## start THE INPUT

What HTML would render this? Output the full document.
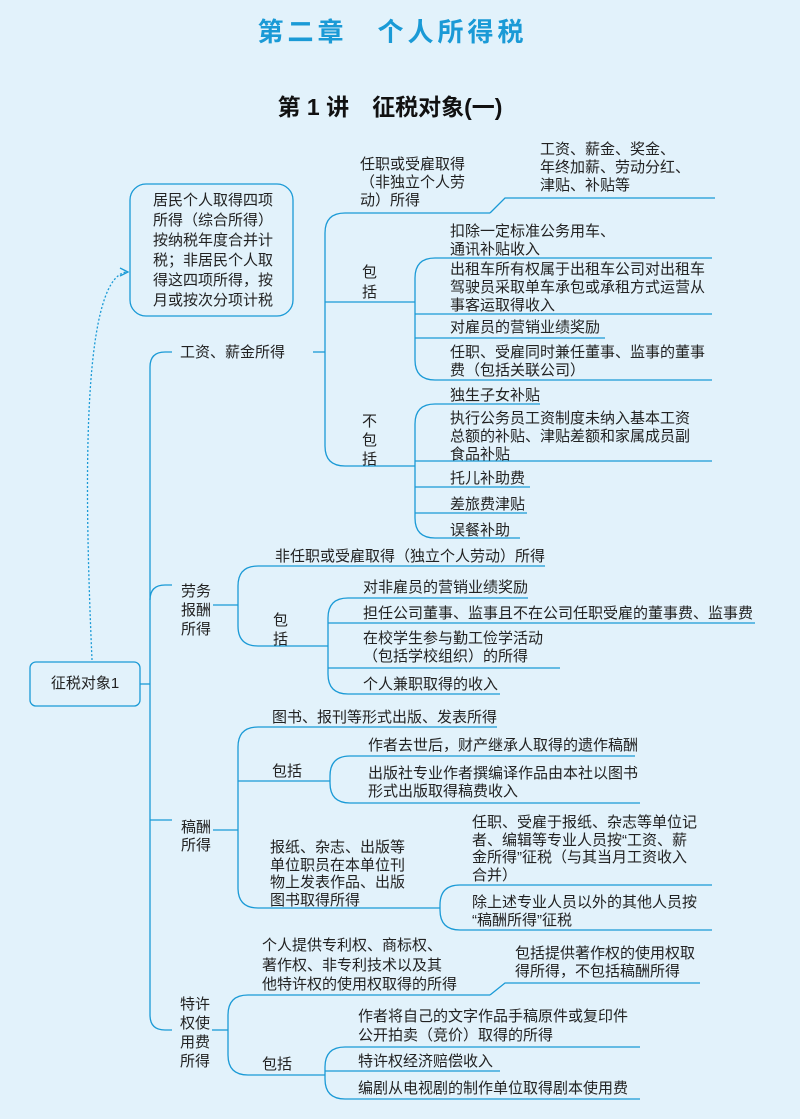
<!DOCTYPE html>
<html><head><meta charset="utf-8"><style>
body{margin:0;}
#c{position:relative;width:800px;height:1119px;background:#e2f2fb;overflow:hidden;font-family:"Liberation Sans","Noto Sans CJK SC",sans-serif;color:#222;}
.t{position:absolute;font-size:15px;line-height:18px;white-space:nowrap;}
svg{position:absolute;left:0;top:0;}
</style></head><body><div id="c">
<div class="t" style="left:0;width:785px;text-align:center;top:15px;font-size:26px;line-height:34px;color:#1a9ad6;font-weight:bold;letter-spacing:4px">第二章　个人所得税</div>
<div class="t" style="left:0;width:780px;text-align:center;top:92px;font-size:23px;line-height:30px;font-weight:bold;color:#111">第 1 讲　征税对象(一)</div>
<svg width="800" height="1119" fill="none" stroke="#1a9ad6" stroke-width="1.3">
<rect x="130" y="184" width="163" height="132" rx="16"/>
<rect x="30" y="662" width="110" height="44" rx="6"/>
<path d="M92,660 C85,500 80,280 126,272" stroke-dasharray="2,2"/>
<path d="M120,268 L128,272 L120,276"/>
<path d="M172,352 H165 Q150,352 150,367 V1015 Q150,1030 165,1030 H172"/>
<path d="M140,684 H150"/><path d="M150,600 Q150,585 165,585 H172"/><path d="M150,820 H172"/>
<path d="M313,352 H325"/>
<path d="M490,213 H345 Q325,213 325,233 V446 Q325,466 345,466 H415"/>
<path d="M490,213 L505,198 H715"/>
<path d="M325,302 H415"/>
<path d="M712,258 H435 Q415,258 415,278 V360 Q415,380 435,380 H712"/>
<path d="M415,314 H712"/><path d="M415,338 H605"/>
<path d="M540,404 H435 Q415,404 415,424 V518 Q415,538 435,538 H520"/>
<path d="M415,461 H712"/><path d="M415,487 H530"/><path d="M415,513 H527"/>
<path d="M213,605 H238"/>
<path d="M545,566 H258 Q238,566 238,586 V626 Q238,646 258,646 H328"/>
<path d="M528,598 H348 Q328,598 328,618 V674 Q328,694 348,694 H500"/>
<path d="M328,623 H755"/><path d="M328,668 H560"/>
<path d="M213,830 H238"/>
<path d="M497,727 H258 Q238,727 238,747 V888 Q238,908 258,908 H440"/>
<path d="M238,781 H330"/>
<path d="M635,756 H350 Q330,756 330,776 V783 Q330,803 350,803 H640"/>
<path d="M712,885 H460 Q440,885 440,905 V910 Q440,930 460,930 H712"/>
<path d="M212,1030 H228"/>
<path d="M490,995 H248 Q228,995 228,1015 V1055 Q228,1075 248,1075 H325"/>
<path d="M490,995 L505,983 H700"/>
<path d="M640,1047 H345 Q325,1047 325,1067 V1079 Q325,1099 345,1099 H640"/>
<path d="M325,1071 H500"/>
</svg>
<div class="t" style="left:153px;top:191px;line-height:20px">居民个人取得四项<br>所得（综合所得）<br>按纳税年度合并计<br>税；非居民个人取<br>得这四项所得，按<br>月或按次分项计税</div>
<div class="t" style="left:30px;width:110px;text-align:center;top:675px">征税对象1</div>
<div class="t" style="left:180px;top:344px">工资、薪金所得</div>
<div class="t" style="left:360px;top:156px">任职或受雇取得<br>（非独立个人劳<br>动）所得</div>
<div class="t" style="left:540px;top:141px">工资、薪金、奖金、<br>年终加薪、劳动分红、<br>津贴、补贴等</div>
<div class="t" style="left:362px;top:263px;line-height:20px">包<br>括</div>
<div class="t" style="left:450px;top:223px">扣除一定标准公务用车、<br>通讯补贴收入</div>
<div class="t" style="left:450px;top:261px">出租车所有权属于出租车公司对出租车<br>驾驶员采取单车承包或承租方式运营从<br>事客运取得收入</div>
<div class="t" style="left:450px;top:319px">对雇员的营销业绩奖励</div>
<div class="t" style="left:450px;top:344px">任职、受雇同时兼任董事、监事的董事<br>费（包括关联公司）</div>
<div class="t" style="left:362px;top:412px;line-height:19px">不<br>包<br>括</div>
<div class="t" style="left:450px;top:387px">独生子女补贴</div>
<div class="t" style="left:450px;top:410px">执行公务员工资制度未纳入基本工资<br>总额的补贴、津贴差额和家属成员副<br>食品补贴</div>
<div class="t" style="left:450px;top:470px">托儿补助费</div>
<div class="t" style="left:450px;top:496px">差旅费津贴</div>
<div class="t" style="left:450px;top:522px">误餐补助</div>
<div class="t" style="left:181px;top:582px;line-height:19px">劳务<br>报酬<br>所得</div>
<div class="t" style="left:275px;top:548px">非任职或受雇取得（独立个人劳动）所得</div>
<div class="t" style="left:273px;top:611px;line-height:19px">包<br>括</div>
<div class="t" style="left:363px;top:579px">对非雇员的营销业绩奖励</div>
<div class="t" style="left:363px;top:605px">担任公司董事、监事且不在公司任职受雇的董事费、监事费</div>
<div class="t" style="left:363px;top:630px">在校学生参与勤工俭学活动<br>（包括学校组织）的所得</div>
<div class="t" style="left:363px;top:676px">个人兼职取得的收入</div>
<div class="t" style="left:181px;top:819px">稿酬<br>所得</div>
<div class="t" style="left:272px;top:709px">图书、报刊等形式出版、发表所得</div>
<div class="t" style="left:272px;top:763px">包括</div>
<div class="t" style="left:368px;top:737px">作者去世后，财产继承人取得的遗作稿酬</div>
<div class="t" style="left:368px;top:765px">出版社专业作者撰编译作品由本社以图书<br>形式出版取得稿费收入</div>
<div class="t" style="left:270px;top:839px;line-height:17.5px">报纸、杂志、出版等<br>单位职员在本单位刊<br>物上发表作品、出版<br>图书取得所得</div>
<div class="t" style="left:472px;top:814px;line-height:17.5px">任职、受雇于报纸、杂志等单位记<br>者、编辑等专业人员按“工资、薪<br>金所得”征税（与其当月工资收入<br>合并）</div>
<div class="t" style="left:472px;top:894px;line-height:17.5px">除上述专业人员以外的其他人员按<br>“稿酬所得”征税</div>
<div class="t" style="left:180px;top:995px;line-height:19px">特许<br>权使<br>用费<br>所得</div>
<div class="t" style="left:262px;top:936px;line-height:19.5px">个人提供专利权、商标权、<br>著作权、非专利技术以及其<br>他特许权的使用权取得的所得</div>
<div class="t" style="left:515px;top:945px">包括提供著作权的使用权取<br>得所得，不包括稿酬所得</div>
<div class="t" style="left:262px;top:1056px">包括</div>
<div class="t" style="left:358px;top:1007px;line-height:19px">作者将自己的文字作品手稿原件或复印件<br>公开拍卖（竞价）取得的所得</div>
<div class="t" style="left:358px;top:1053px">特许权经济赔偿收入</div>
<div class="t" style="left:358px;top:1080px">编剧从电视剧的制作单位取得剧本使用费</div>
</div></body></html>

## end THE INPUT
## start THE INPUT

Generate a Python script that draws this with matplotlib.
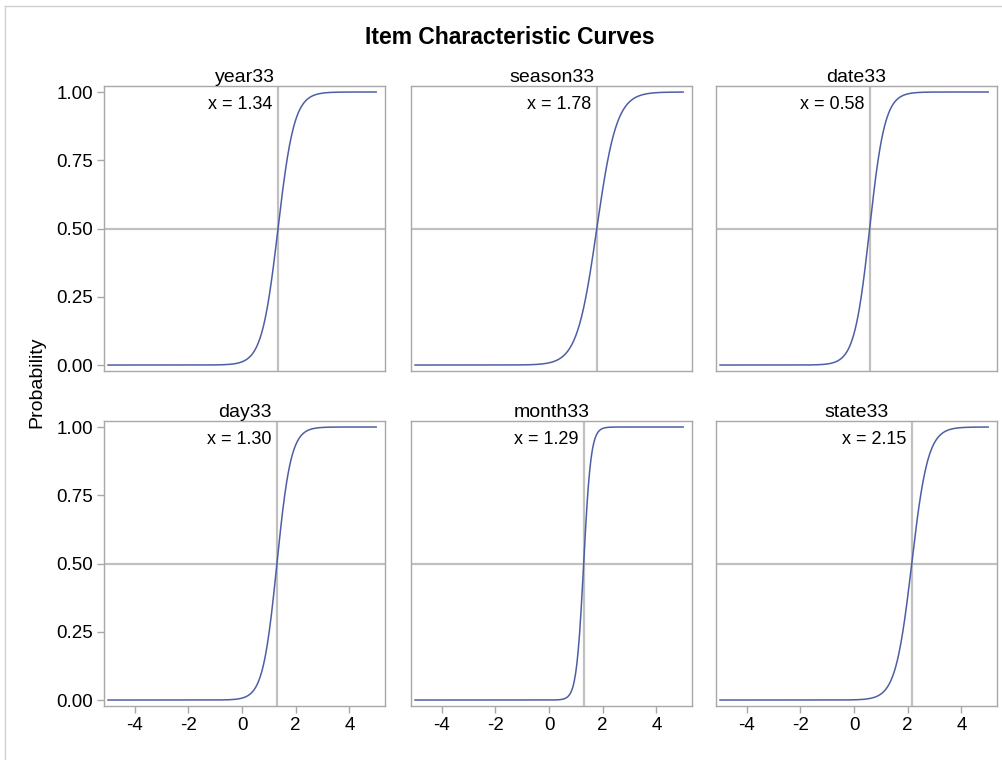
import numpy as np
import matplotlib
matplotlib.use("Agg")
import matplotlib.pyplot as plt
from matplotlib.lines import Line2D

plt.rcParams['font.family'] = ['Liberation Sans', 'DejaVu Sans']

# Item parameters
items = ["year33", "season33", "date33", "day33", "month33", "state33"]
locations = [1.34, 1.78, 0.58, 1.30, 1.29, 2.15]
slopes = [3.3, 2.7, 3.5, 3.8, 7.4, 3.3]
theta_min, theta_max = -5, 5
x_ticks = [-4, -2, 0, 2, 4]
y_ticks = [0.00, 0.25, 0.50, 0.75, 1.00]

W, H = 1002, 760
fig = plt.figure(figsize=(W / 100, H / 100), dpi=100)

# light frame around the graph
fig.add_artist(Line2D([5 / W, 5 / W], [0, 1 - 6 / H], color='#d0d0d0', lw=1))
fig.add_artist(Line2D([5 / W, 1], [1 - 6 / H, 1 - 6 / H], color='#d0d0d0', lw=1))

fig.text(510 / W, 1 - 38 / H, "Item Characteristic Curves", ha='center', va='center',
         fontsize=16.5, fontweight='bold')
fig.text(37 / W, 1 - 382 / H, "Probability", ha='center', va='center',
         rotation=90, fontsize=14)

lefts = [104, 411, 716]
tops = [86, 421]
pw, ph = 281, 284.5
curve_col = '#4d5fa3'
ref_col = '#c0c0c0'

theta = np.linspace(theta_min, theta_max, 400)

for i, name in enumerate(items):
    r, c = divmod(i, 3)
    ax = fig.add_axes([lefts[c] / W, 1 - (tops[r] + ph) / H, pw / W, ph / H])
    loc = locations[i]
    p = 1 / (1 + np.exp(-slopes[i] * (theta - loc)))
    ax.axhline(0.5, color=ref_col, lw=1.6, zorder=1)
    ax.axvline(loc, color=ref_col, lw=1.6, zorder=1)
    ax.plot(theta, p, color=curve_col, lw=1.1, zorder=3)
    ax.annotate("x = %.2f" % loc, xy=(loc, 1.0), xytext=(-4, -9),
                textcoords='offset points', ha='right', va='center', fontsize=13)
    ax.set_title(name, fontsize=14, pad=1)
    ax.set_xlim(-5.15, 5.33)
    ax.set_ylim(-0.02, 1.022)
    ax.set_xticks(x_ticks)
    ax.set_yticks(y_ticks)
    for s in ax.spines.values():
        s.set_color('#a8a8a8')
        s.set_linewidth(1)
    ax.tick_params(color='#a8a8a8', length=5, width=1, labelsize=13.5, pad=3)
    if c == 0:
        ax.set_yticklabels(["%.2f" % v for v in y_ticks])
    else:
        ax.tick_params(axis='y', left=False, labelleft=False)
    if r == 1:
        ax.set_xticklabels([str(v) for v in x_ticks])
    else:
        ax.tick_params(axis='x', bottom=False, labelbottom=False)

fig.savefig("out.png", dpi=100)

## end THE INPUT
## start THE INPUT

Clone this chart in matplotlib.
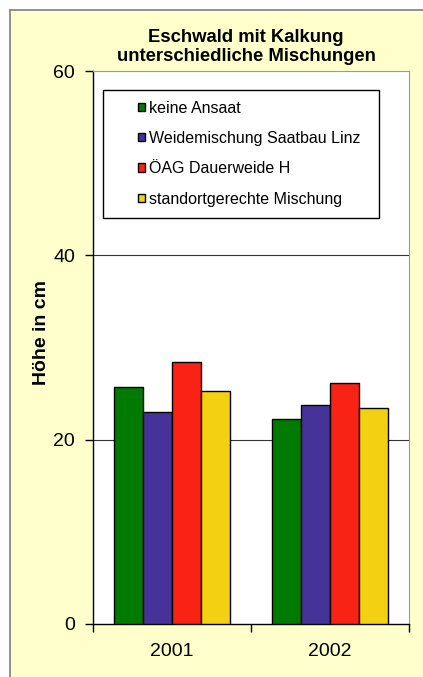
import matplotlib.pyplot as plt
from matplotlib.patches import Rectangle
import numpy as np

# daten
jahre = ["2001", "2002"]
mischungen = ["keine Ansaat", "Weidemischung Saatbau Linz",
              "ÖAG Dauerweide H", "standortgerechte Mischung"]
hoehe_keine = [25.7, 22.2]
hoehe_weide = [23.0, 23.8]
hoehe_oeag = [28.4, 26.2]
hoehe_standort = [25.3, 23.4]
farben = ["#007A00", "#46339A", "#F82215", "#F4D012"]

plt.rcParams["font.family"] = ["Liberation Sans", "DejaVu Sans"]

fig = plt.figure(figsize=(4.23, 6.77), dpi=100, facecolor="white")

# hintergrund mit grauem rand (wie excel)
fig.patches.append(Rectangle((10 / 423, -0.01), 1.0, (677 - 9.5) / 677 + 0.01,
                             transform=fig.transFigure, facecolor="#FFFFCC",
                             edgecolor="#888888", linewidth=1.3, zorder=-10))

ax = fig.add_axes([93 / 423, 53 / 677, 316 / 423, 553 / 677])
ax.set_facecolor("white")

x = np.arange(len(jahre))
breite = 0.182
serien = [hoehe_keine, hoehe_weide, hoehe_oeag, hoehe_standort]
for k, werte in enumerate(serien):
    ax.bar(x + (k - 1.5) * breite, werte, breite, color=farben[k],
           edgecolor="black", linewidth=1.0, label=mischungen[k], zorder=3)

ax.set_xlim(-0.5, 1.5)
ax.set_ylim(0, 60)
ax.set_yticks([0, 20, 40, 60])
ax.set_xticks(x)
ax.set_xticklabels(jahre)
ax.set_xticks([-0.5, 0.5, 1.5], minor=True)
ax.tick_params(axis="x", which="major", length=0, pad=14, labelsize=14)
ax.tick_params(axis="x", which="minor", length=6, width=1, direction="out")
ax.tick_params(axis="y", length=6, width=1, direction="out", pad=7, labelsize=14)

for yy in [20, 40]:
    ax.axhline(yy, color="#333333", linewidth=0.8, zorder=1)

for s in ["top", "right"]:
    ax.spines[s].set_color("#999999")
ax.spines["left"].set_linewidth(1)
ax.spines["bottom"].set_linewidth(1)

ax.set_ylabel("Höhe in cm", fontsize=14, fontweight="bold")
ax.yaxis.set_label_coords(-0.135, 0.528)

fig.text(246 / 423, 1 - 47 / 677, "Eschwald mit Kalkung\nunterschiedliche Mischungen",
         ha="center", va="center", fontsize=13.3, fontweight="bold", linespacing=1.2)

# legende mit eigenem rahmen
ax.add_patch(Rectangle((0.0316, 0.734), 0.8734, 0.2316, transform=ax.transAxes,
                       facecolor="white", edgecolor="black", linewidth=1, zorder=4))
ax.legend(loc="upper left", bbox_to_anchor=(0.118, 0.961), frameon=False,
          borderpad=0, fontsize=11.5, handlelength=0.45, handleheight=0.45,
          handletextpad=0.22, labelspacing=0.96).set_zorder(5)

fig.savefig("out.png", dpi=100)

## end THE INPUT

WHAT TO DO
Exactly reproduce the lines from the line holding "Generate a Python" through the line holding "y_ticks = [0.00, 0.25, 0.50, 0.75, 1.00]", and only those; pictures are to be left out.

PROBLEM SOLUTION
Generate a Python script that draws this with matplotlib.
import numpy as np
import matplotlib
matplotlib.use("Agg")
import matplotlib.pyplot as plt
from matplotlib.lines import Line2D

plt.rcParams['font.family'] = ['Liberation Sans', 'DejaVu Sans']

# Item parameters
items = ["year33", "season33", "date33", "day33", "month33", "state33"]
locations = [1.34, 1.78, 0.58, 1.30, 1.29, 2.15]
slopes = [3.3, 2.7, 3.5, 3.8, 7.4, 3.3]
theta_min, theta_max = -5, 5
x_ticks = [-4, -2, 0, 2, 4]
y_ticks = [0.00, 0.25, 0.50, 0.75, 1.00]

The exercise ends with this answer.